Courtney announces $50,000 in renewable energy grants for small, rural businesses in eastern Connecticut
WASHINGTON, DC – Congressman Joe Courtney today announced that three small farms and businesses in Hebron, Stonington, and Canterbury have secured grants totaling $51,449 through the U.S. Department of Agriculture’s Rural Energy for America Program (REAP).
REAP allows small farms and rural businesses to invest in the development and implementation of renewable energy systems so that they can save on the often volatile and rising cost of energy each year.
“These grants are smart, timely investments that will go right to the bottom lines of these small businesses in our region,” said Congressman Courtney. “I applaud Mapleleaf Farms, Stonington Vineyards, and Whispering Winds Farm for demonstrating that they have what it takes to apply some of the most creative and innovative energy solutions around to move their businesses - and our economy - forward.”
Hebron’s Mapleleaf Farms, Stonington Vineyards in Stonington, and Whispering Winds Farm of Canterbury, received $11,449, $20,000, and $20,000 in funding, respectively. Grants made through REAP are awarded competitively and can be used to leverage other funding sources for a wide range of renewable energy projects at businesses producing in rural areas. Specifically, Mapeleaf and Whispering Winds will use the funds for the development of solar projects, while Stonington Vineyards will use them for energy efficiency projects.

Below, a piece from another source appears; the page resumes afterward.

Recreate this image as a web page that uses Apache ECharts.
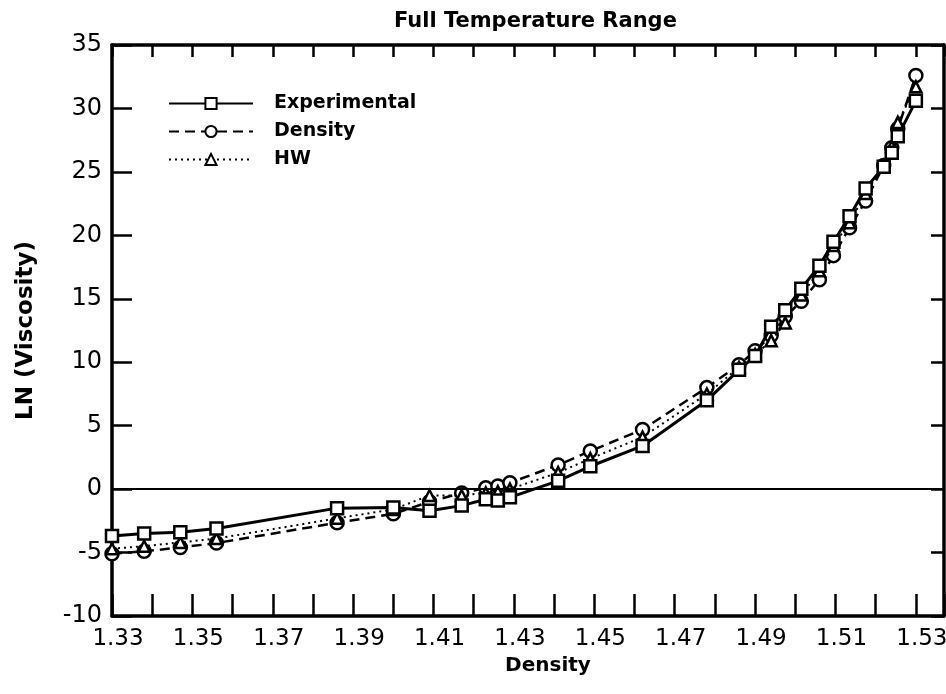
<!DOCTYPE html>
<html>
<head>
<meta charset="utf-8">
<script src="https://cdn.jsdelivr.net/npm/echarts@6/dist/echarts.min.js"></script>
<style>
html,body{margin:0;padding:0;background:#fff;}
#chart{width:946px;height:694px;}
</style>
</head>
<body>
<div id="chart"></div>
<script>
// Data
const densities = [1.330,1.338,1.347,1.356,1.386,1.400,1.409,1.417,1.423,1.426,1.429,1.441,1.449,1.462,1.478,1.486,1.490,1.494,1.4975,1.5015,1.506,1.5095,1.5135,1.5175,1.522,1.524,1.5255,1.530];
const experimental = [-3.7,-3.5,-3.4,-3.1,-1.5,-1.45,-1.7,-1.3,-0.8,-0.9,-0.65,0.65,1.8,3.4,7.0,9.4,10.5,12.8,14.1,15.8,17.6,19.5,21.5,23.7,25.4,26.5,27.8,30.6];
const densityModel = [-5.1,-4.9,-4.6,-4.25,-2.65,-1.95,-1.0,-0.3,0.1,0.25,0.5,1.9,3.0,4.7,8.0,9.8,10.9,12.1,13.6,14.8,16.5,18.4,20.6,22.7,25.5,26.9,28.4,32.6];
const hw = [-4.7,-4.5,-4.2,-3.9,-2.3,-1.6,-0.5,-0.5,-0.3,-0.2,0.0,1.3,2.4,4.1,7.5,9.6,10.6,11.7,13.1,15.3,17.2,19.2,21.0,23.3,25.5,27.0,28.9,31.7];
const seriesNames = ['Experimental','Density','HW'];
const titleText = 'Full Temperature Range';
const xName = 'Density';
const yName = 'LN (Viscosity)';

const pairs = (ys) => densities.map((d, i) => [d, ys[i]]);
const FONT = 'DejaVu Sans';

const chart = echarts.init(document.getElementById('chart'), null, {renderer: 'canvas'});
const axisLineStyle = {color: '#000', width: 3.5};

const option = {
  backgroundColor: '#fff',
  animation: false,
  title: {
    text: titleText,
    left: 389, top: 6,
    textStyle: {fontFamily: FONT, fontSize: 21, fontWeight: 'bold', color: '#000'}
  },
  legend: {
    orient: 'vertical',
    left: 168, top: 94, padding: 0,
    itemWidth: 84, itemHeight: 14, itemGap: 9,
    data: seriesNames,
    textStyle: {fontFamily: FONT, fontSize: 19, fontWeight: 'bold', color: '#000', padding: [0,0,0,16]}
  },
  grid: {left: 112, right: 2, top: 45, bottom: 78, containLabel: false, outerBoundsMode: 'none'},
  xAxis: [{
    type: 'value', min: 1.33, max: 1.537, interval: 0.01,
    position: 'bottom',
    name: xName, nameLocation: 'middle', nameGap: 26,
    nameTextStyle: {fontFamily: FONT, fontSize: 20, fontWeight: 'bold', color: '#000', padding: [0,0,0,40]},
    axisLine: {show: true, onZero: false, lineStyle: axisLineStyle},
    axisTick: {show: true, inside: true, length: 22, lineStyle: {color: '#000', width: 2.5}},
    splitLine: {show: false},
    axisLabel: {
      show: true, margin: 12, fontFamily: FONT, fontSize: 23, color: '#000',
      padding: [0,0,0,12],
      showMinLabel: true, showMaxLabel: true,
      formatter: function (v) {
        const k = Math.round(v * 100);
        if (Math.abs(v * 100 - k) > 1e-4 || k % 2 === 0) return '';
        return (k / 100).toFixed(2);
      }
    }
  }, {
    type: 'value', min: 1.33, max: 1.537, interval: 0.01,
    position: 'top',
    axisLine: {show: true, onZero: false, lineStyle: axisLineStyle},
    axisTick: {show: true, inside: true, length: 12, lineStyle: {color: '#000', width: 2.5}},
    axisLabel: {show: false},
    splitLine: {show: false}
  }],
  yAxis: [{
    type: 'value', min: -10, max: 35, interval: 5,
    position: 'left',
    name: yName, nameLocation: 'middle', nameGap: 74, nameRotate: 90,
    nameTextStyle: {fontFamily: FONT, fontSize: 23, fontWeight: 'bold', color: '#000'},
    axisLine: {show: true, onZero: false, lineStyle: axisLineStyle},
    axisTick: {show: true, inside: true, length: 20, lineStyle: {color: '#000', width: 2.5}},
    axisLabel: {show: true, margin: 10, fontFamily: FONT, fontSize: 24, color: '#000'},
    splitLine: {show: false}
  }, {
    type: 'value', min: -10, max: 35, interval: 5,
    position: 'right',
    axisLine: {show: true, onZero: false, lineStyle: axisLineStyle},
    axisTick: {show: true, inside: true, length: 13, lineStyle: {color: '#000', width: 2.5}},
    axisLabel: {show: false},
    splitLine: {show: false}
  }],
  series: [{
    name: 'Density', type: 'line', data: pairs(densityModel),
    symbol: 'circle', symbolSize: 13,
    lineStyle: {color: '#000', width: 2.5, type: [10, 6]},
    itemStyle: {color: '#fff', borderColor: '#000', borderWidth: 2.5},
    z: 3
  }, {
    name: 'HW', type: 'line', data: pairs(hw),
    symbol: 'triangle', symbolSize: 11,
    lineStyle: {color: '#000', width: 2, type: [2, 4]},
    itemStyle: {color: '#fff', borderColor: '#000', borderWidth: 2.5},
    z: 4
  }, {
    name: 'Experimental', type: 'line', data: pairs(experimental),
    symbol: 'rect', symbolSize: 12,
    lineStyle: {color: '#000', width: 3, type: 'solid'},
    itemStyle: {color: '#fff', borderColor: '#000', borderWidth: 2.5},
    z: 5,
    markLine: {
      silent: true, symbol: 'none', label: {show: false},
      lineStyle: {color: '#000', width: 2, type: 'solid'},
      data: [{yAxis: 0}]
    }
  }]
};
chart.setOption(option);
</script>
</body>
</html>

“USDA’s REAP program plays a critical role in assisting Connecticut farmers in implementing alternative energy technologies and energy saving improvements,” said Steven K. Reviczky, Connecticut Department of Agriculture Commissioner. “These projects have a positive impact on the viability of Connecticut agriculture and serve as a necessary example that others can learn from and build on.”
The REAP program, which was funded at $39 million last year, is funded at just $1.3 million in the current, FY2012 Agriculture Appropriations bill, which passed the House earlier this year. Congressman Courtney opposed the bill because of deep cuts to programs like REAP, which are vital to the agricultural sector of eastern CT’s economy.